Bus assistants also are paid less - $9.37 an hour - while regular drivers start at $13.82 an hour. The assistants do have access to the insurance programs and benefits the school system offers.

In addition to the 14 assistant drivers, the county has two substitute bus drivers who, similarly to substitute teachers, are on call. However, they are not eligible for benefits. They are paid $5.35 an hour.

In Richmond County, there are 175 regular drivers and only five permanent standby drivers (the same position as Columbia County's bus assistants). Richmond County has 22 substitute drivers to call on, said Mike Shinn, director of transportation for the Augusta-Richmond County School System. But the system, he said, can never have enough substitutes. All of his substitutes that want to work are employed almost every day. It's not uncommon, he said, to have 20 bus drivers absent each day.
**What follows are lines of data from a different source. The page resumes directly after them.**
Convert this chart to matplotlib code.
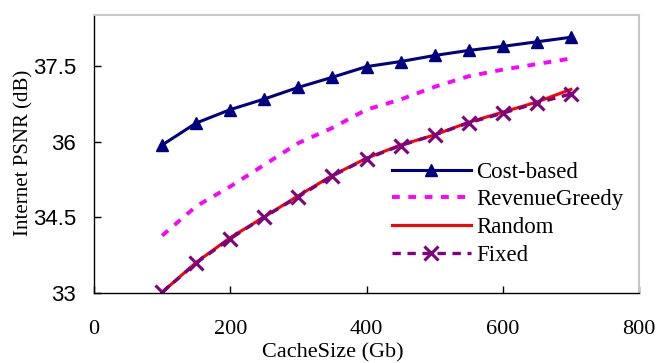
import matplotlib
matplotlib.use("Agg")
import matplotlib.pyplot as plt

plt.rcParams['font.family'] = ['Liberation Serif', 'DejaVu Serif']

cache_size = [100, 150, 200, 250, 300, 350, 400, 450, 500, 550, 600, 650, 700]
cost_based = [35.93, 36.365, 36.63, 36.84, 37.07, 37.27, 37.48, 37.58, 37.70, 37.80, 37.88, 37.97, 38.06]
revenue_greedy = [34.14, 34.72, 35.11, 35.54, 35.97, 36.27, 36.63, 36.83, 37.08, 37.29, 37.42, 37.53, 37.64]
random_ = [33.02, 33.61, 34.10, 34.51, 34.93, 35.33, 35.67, 35.93, 36.13, 36.38, 36.58, 36.78, 37.03]
fixed = [33.02, 33.60, 34.08, 34.51, 34.91, 35.32, 35.66, 35.92, 36.13, 36.37, 36.56, 36.76, 36.94]

xticks = [0, 200, 400, 600, 800]
yticks = [33, 34.5, 36, 37.5]
ytick_labels = ['33', '34.5', '36', '37.5']

fig = plt.figure(figsize=(6.58, 3.63), dpi=100)
ax = fig.add_axes([94/658, 1-293.3/363, (639-94)/658, (293.3-15)/363])

ax.plot(cache_size, cost_based, color='#000080', lw=2.2, marker='^', ms=9, label='Cost-based')
ax.plot(cache_size, revenue_greedy, color='#FF00FF', lw=2.8, ls=(0, (2.0, 2.2)), label='RevenueGreedy')
ax.plot(cache_size, random_, color='#FF0000', lw=2.2, label='Random')
ax.plot(cache_size, fixed, color='#800080', lw=2.4, ls=(0, (2.5, 2.0)), marker='x', ms=10, mew=2.2, label='Fixed')

ax.set_xlim(0, 800)
ax.set_ylim(33, 38.5)
ax.set_xticks(xticks)
ax.set_yticks(yticks)
ax.set_yticklabels(ytick_labels, family=['Liberation Sans Narrow', 'Liberation Sans', 'DejaVu Sans'])
ax.tick_params(direction='in', length=5, width=1, labelsize=16)
ax.tick_params(axis='x', pad=19)
ax.tick_params(axis='y', pad=13)
for s in ['top', 'right']:
    ax.spines[s].set_color('#c8c8c8')
    ax.spines[s].set_linewidth(1.5)
for s in ['left', 'bottom']:
    ax.spines[s].set_color('black')
    ax.spines[s].set_linewidth(1)

ax.set_xlabel('CacheSize (Gb)', fontsize=16, labelpad=0)
ax.xaxis.set_label_coords((333-94)/545, -(343-293.3)/278.3)
ax.set_ylabel('Internet PSNR (dB)', fontsize=15)
ax.yaxis.set_label_coords(-(94-33)/545, (293.3-153)/278.3)

leg = ax.legend(loc='upper left', bbox_to_anchor=((392-94)/545, (293.3-161.5)/278.3), frameon=False,
                fontsize=16.5, handlelength=3.43, handletextpad=0.26, labelspacing=0.29,
                borderpad=0, borderaxespad=0)

fig.savefig('out.png', dpi=100)
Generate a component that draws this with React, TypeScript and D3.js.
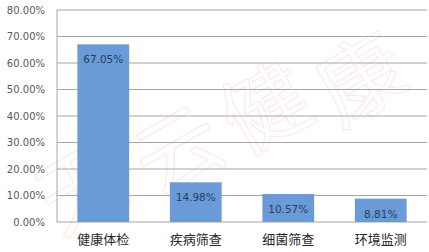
import React from "react";
import * as d3 from "d3";

const categories = ["健康体检", "疾病筛查", "细菌筛查", "环境监测"];
const values = [0.6705, 0.1498, 0.1057, 0.0881];
const yTicks = [0, 0.1, 0.2, 0.3, 0.4, 0.5, 0.6, 0.7, 0.8];
const watermark = ["天", "云", "健", "康"];

const W = 429;
const H = 252;
const M = { left: 57, right: 2, top: 10, bottom: 30 };

export default function App() {
  const x = d3
    .scaleBand<string>()
    .domain(categories)
    .range([M.left, W - M.right])
    .paddingInner(0.44)
    .paddingOuter(0.22);
  const y = d3.scaleLinear().domain([0, 0.8]).range([H - M.bottom, M.top]);
  const fmt = (v: number) => (v * 100).toFixed(2) + "%";
  const wmX = [78, 175, 262, 358];
  const wmY = [182, 145, 103, 74];

  return (
    <svg
      width={W}
      height={H}
      style={{ position: "absolute", left: 0, top: 0, background: "#fff" }}
    >
      <rect width={W} height={H} fill="#fff" />
      {watermark.map((c, i) => (
        <text
          key={c}
          x={wmX[i]}
          y={wmY[i]}
          fontSize={86}
          fontFamily="'Noto Sans CJK SC'"
          fill="none"
          stroke="#f6c4c8"
          strokeWidth={1}
          opacity={0.4}
          textAnchor="middle"
          dominantBaseline="central"
          transform={`rotate(-30 ${wmX[i]} ${wmY[i]})`}
        >
          {c}
        </text>
      ))}
      {yTicks.map((t) => (
        <g key={t}>
          <line
            x1={M.left}
            x2={W - M.right}
            y1={y(t)}
            y2={y(t)}
            stroke="#a6a6a6"
            strokeWidth={1}
          />
          <text
            x={45}
            y={y(t) + 3.5}
            textAnchor="end"
            fontSize={10}
            fontFamily="'DejaVu Sans'"
            fill="#595959"
          >
            {fmt(t)}
          </text>
        </g>
      ))}
      <line
        x1={M.left}
        x2={M.left}
        y1={y(0.8)}
        y2={y(0)}
        stroke="#a6a6a6"
      />
      {categories.map((c, i) => (
        <g key={c}>
          <rect
            x={x(c)!}
            y={y(values[i])}
            width={x.bandwidth()}
            height={y(0) - y(values[i])}
            fill="#6a9bd8"
          />
          <text
            x={x(c)! + x.bandwidth() / 2}
            y={y(values[i]) + 19}
            textAnchor="middle"
            fontSize={10.5}
            fontFamily="'DejaVu Sans'"
            fill="#243f60"
          >
            {fmt(values[i])}
          </text>
          <text
            x={x(c)! + x.bandwidth() / 2}
            y={244}
            textAnchor="middle"
            fontSize={13}
            fontFamily="'Noto Sans CJK SC'"
            fill="#262626"
          >
            {c}
          </text>
        </g>
      ))}
    </svg>
  );
}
"We wish we had about 20 more to draw from," Mr. Shinn said. "We try to recruit everyone we can. People underestimate how hard it is to get substitute bus drivers."

Mr. Shinn said he gets piles of applications, but when they are screened, the numbers drop quickly. Mrs. Doolittle agrees that everyone does not have what it takes to be a bus driver.

"Think about the responsibility," Mrs. Doolittle said. "You are driving a large vehicle, and you are responsible for children. If you were offering a 40-hour work week at $9.37, I'm sure you'd have some people standing in line."

In Richmond County, substitute drivers are paid $5.95 an hour and standby drivers start at $9.62 an hour, but they are guaranteed seven hours a day. On some rural routes, they might actually work more than eight hours, Mr. Shinn said.

After they are licensed, substitute drivers are given first consideration when a bus driver position becomes available.

"It's a lot of training and time spent," Mrs. Doolittle said. "... It's a lot of work."

Driver demands

  • All bus drivers and substitute drivers must be fully licensed and trained.
  • Applicants must ride on a bus with a driver trainer to observe; then they study for a written test. If they pass the test, they get a permit to drive with the driver trainer without pupils, and then with pupils.When they have fulfilled the hourly requirements for each phase of the program, then they can test to be a fully licensed driver.